Who Has the Greenest Light of All?
The Office of Management and Budget says that federal departments and agencies are showing significant improvement in implementing its President's Management Agenda. And which agency is recording the most progress? The Office of Management and Budget.
The Bush administration last week released its quarterly scorecard on management issues, and the grades were among the highest since the stoplight-style evaluation system was introduced six years ago. Nearly half of the agencies' status scores were green, the highest grade possible. The news was even better for OMB, which credited itself with progress in four of five categories: competitive sourcing, financial performance, e-government, and performance improvement. Only "human capital" remained static.

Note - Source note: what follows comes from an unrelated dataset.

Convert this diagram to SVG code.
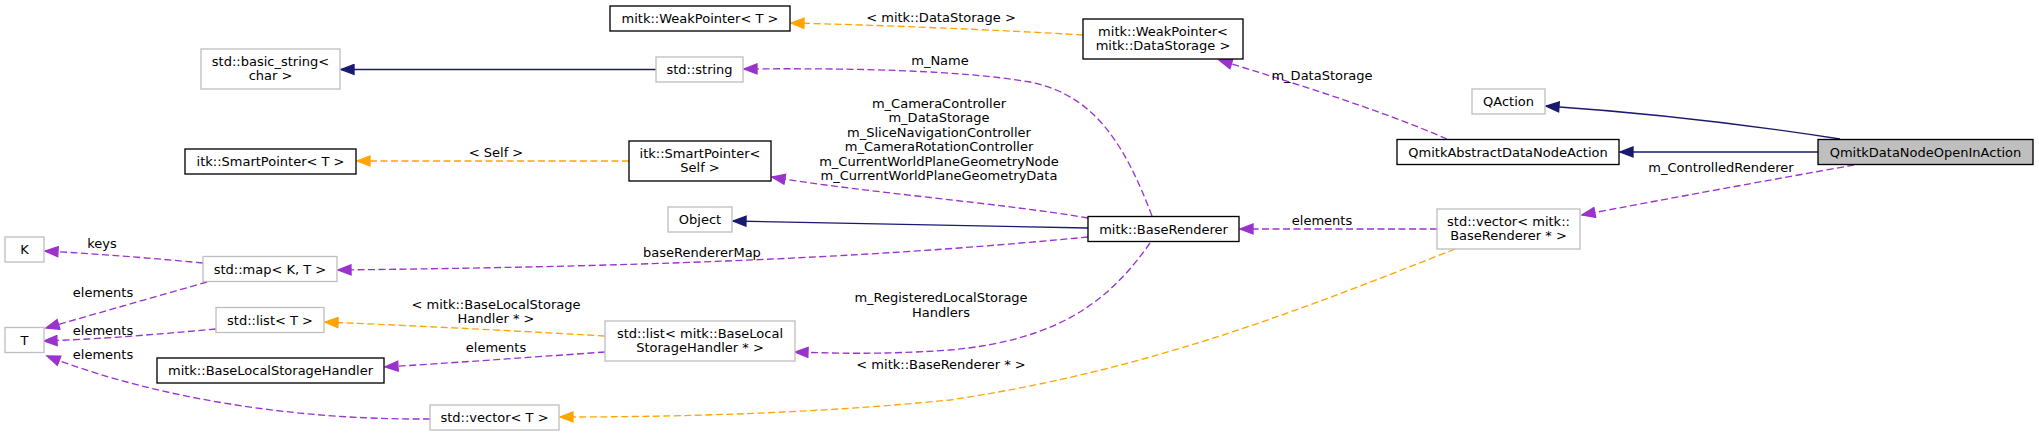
<svg xmlns="http://www.w3.org/2000/svg" width="2039" height="436" viewBox="0 0 2039 436">
<defs>
<style>
text{font-family:"DejaVu Sans","Liberation Sans",sans-serif;font-size:13px;fill:#000;text-anchor:middle}
.doc{fill:#fff;stroke:#000;stroke-width:1.33}
.und{fill:#fff;stroke:#bfbfbf;stroke-width:1.33}
.cur{fill:#bfbfbf;stroke:#000;stroke-width:1.33}
.inh{fill:none;stroke:#191970;stroke-width:1.33}
.use{fill:none;stroke:#9a32cd;stroke-width:1.33;stroke-dasharray:7,3.5}
.tpl{fill:none;stroke:#ffa500;stroke-width:1.33;stroke-dasharray:7,3.5}
</style>
<marker id="aN" markerUnits="userSpaceOnUse" markerWidth="16" markerHeight="12" refX="13" refY="5" orient="auto" viewBox="-1 -1 16 12"><path d="M0,0 L13,5 L0,10 z" fill="#191970" stroke="#191970" stroke-width="1.33"/></marker>
<marker id="aP" markerUnits="userSpaceOnUse" markerWidth="16" markerHeight="12" refX="13" refY="5" orient="auto" viewBox="-1 -1 16 12"><path d="M0,0 L13,5 L0,10 z" fill="#9a32cd" stroke="#9a32cd" stroke-width="1.33"/></marker>
<marker id="aO" markerUnits="userSpaceOnUse" markerWidth="16" markerHeight="12" refX="13" refY="5" orient="auto" viewBox="-1 -1 16 12"><path d="M0,0 L13,5 L0,10 z" fill="#ffa500" stroke="#ffa500" stroke-width="1.33"/></marker>
</defs>
<rect width="2039" height="436" fill="#fff"/>
<g id="edges">
<path class="inh" d="M656,69.5 L341,69.5" marker-end="url(#aN)"/>
<path class="tpl" d="M1083,35 C1000,30 880,25 791,23" marker-end="url(#aO)"/>
<path class="tpl" d="M629,161 L357,161" marker-end="url(#aO)"/>
<path class="use" d="M1152,216 C1125,145 1095,95 1030,82 C960,70 850,68 744,69" marker-end="url(#aP)"/>
<path class="use" d="M1088,218 C1000,203 860,192 772,177" marker-end="url(#aP)"/>
<path class="inh" d="M1088,228 L733,221" marker-end="url(#aN)"/>
<path class="use" d="M1088,237 C900,255 700,266 338,270" marker-end="url(#aP)"/>
<path class="use" d="M203,263 C150,258 100,254 45,251" marker-end="url(#aP)"/>
<path class="use" d="M207,282 L46,328" marker-end="url(#aP)"/>
<path class="use" d="M216,329 C150,335 100,339 44,341" marker-end="url(#aP)"/>
<path class="use" d="M430,419 C300,420 160,400 47,356" marker-end="url(#aP)"/>
<path class="tpl" d="M605,336 C500,330 420,326 325,322" marker-end="url(#aO)"/>
<path class="use" d="M605,352 C520,358 450,363 385,367" marker-end="url(#aP)"/>
<path class="use" d="M1150,243 C1110,300 1060,340 950,350 C880,355 830,353 795,352" marker-end="url(#aP)"/>
<path class="tpl" d="M1455,249 C1300,310 1150,370 950,400 C800,415 650,417 560,417" marker-end="url(#aO)"/>
<path class="use" d="M1437,229 L1240,229" marker-end="url(#aP)"/>
<path class="inh" d="M1840,139 C1750,125 1650,113 1546,106" marker-end="url(#aN)"/>
<path class="inh" d="M1818,152 L1620,152" marker-end="url(#aN)"/>
<path class="use" d="M1447,139 C1380,110 1300,85 1219,60" marker-end="url(#aP)"/>
<path class="use" d="M1854,165 C1770,180 1660,200 1582,215" marker-end="url(#aP)"/>
<text x="941" y="21.5">&lt; mitk::DataStorage &gt;</text>
<text x="940" y="64.5">m_Name</text>
<text x="939" y="107.5">m_CameraController</text>
<text x="939" y="122">m_DataStorage</text>
<text x="939" y="136.5">m_SliceNavigationController</text>
<text x="939" y="151">m_CameraRotationController</text>
<text x="939" y="165.5">m_CurrentWorldPlaneGeometryNode</text>
<text x="939" y="180">m_CurrentWorldPlaneGeometryData</text>
<text x="496" y="156.5">&lt; Self &gt;</text>
<text x="1322" y="79.5">m_DataStorage</text>
<text x="1721" y="171.5">m_ControlledRenderer</text>
<text x="1322" y="224.5">elements</text>
<text x="702" y="256.5">baseRendererMap</text>
<text x="102" y="247.5">keys</text>
<text x="103" y="296.5">elements</text>
<text x="103" y="334.5">elements</text>
<text x="103" y="358.5">elements</text>
<text x="496" y="308.5">&lt; mitk::BaseLocalStorage</text>
<text x="496" y="322.5">Handler * &gt;</text>
<text x="496" y="351.5">elements</text>
<text x="941" y="301.5">m_RegisteredLocalStorage</text>
<text x="941" y="316.5">Handlers</text>
<text x="941" y="368.5">&lt; mitk::BaseRenderer * &gt;</text>
</g>
<g id="n_weakT"><rect class="doc" x="610" y="6" width="180" height="25"/><text x="700" y="23">mitk::WeakPointer&lt; T &gt;</text></g>
<g id="n_weakDS"><rect class="doc" x="1083" y="19" width="160" height="40"/><text x="1163" y="36">mitk::WeakPointer&lt;</text><text x="1163" y="50">mitk::DataStorage &gt;</text></g>
<g id="n_bstr"><rect class="und" x="201" y="49" width="139" height="40"/><text x="270.5" y="66">std::basic_string&lt;</text><text x="270.5" y="80">char &gt;</text></g>
<g id="n_str"><rect class="und" x="656" y="57" width="87" height="25"/><text x="699.5" y="74">std::string</text></g>
<g id="n_spT"><rect class="doc" x="185" y="149" width="171" height="25"/><text x="270.5" y="166">itk::SmartPointer&lt; T &gt;</text></g>
<g id="n_spS"><rect class="doc" x="629" y="141" width="142" height="40"/><text x="700" y="158">itk::SmartPointer&lt;</text><text x="700" y="172">Self &gt;</text></g>
<g id="n_obj"><rect class="und" x="668" y="207" width="64" height="25"/><text x="700" y="224">Object</text></g>
<g id="n_br"><rect class="doc" x="1088" y="216.5" width="151" height="25"/><text x="1163.5" y="233.5">mitk::BaseRenderer</text></g>
<g id="n_qaction"><rect class="und" x="1472" y="89" width="73" height="25"/><text x="1508.5" y="106">QAction</text></g>
<g id="n_abs"><rect class="doc" x="1397" y="139.5" width="222" height="25"/><text x="1508" y="156.5">QmitkAbstractDataNodeAction</text></g>
<g id="n_open"><rect class="cur" x="1818" y="139.5" width="215" height="25"/><text x="1925.5" y="156.5">QmitkDataNodeOpenInAction</text></g>
<g id="n_vecBR"><rect class="und" x="1437" y="209" width="143" height="40"/><text x="1508.5" y="226">std::vector&lt; mitk::</text><text x="1508.5" y="240">BaseRenderer * &gt;</text></g>
<g id="n_K"><rect class="und" x="5" y="237" width="39" height="25"/><text x="24.5" y="254">K</text></g>
<g id="n_map"><rect class="und" x="203" y="256.5" width="134" height="25"/><text x="270" y="273.5">std::map&lt; K, T &gt;</text></g>
<g id="n_T"><rect class="und" x="5" y="327.5" width="39" height="25"/><text x="24.5" y="344.5">T</text></g>
<g id="n_listT"><rect class="und" x="216" y="307.5" width="108" height="25"/><text x="270" y="324.5">std::list&lt; T &gt;</text></g>
<g id="n_handler"><rect class="doc" x="157" y="358" width="227" height="25"/><text x="270.5" y="375">mitk::BaseLocalStorageHandler</text></g>
<g id="n_listBL"><rect class="und" x="605" y="321" width="190" height="40"/><text x="700" y="338">std::list&lt; mitk::BaseLocal</text><text x="700" y="352">StorageHandler * &gt;</text></g>
<g id="n_vecT"><rect class="und" x="430" y="405" width="129" height="25"/><text x="494.5" y="422">std::vector&lt; T &gt;</text></g>
</svg>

Clay Johnson, OMB's deputy director for management, said that the grades reflect progress since 2002, when "the performance of federal programs was assessed only on an as-needed, inconsistent basis."
--Robert Brodsky/Government Executive
Networx Finally Lands a Big One
Verizon and AT&T got good news this week when they won a telecommunications contract worth as much as $1 billion from the Homeland Security Department. It's also a positive development for the General Services Administration, which manages the government-wide Networx program that DHS chose to use.
The DHS contract award, first reported on May 13 by Government Executive's NextGov.com, will consolidate seven legacy networks to establish an intranet for sensitive but unclassified information.
Networx, designed to allow one-stop shopping for government agencies that need telecommunications services, has experienced some false starts since it was launched in 2005 and has yet to earn the confidence of federal agencies, said Ray Bjorklund, senior vice president for the McLean, Va., consulting firm FedSources.
"This reaffirms that Networx is a viable vehicle for buying these kinds of services," Bjorklund said. "Agencies should be using it, and maybe this will give it some traction."
--Jill R. Aitoro/Government Executive
Roll Out the Welcome Wagon
Too many federal departments and agencies do little to integrate new employees into office culture and practices, and they could increase employee retention by as much as 25 percent by improving orientation programs, the Partnership for Public Service and consulting firm Booz Allen Hamilton say.
Their report concludes that most agencies view orientation as simply a time to fill out human-resources paperwork rather than as an opportunity to lay out performance expectations and make employees feel welcome. "They may not be getting any mission information," Leslie Ann Pearson, a senior associate at Booz Allen, said of new hires. "One employee said he was sworn in in a hallway without an American flag. It's not inspiring. We had one employee who showed up for work and their manager didn't know they were coming."
The report offers a comprehensive strategy for improving orientation that boils down to a relatively simple message: If managers get involved earlier, employees are more likely to stick around--and more likely to perform. Some agencies cited in the report as examples go further than that.
Joyce Cofield, director of recruitment, diversity, and retention in the Treasury Department's Office of the Comptroller of the Currency, said that the OCC woos candidates seriously, sends them gift baskets when they accept jobs, and then repeatedly impresses the office's values on them.
"Orientation is where we seal the deal," she said. "We spend a full week with our college recruits, and we do all those pieces of reinforcing the OCC culture."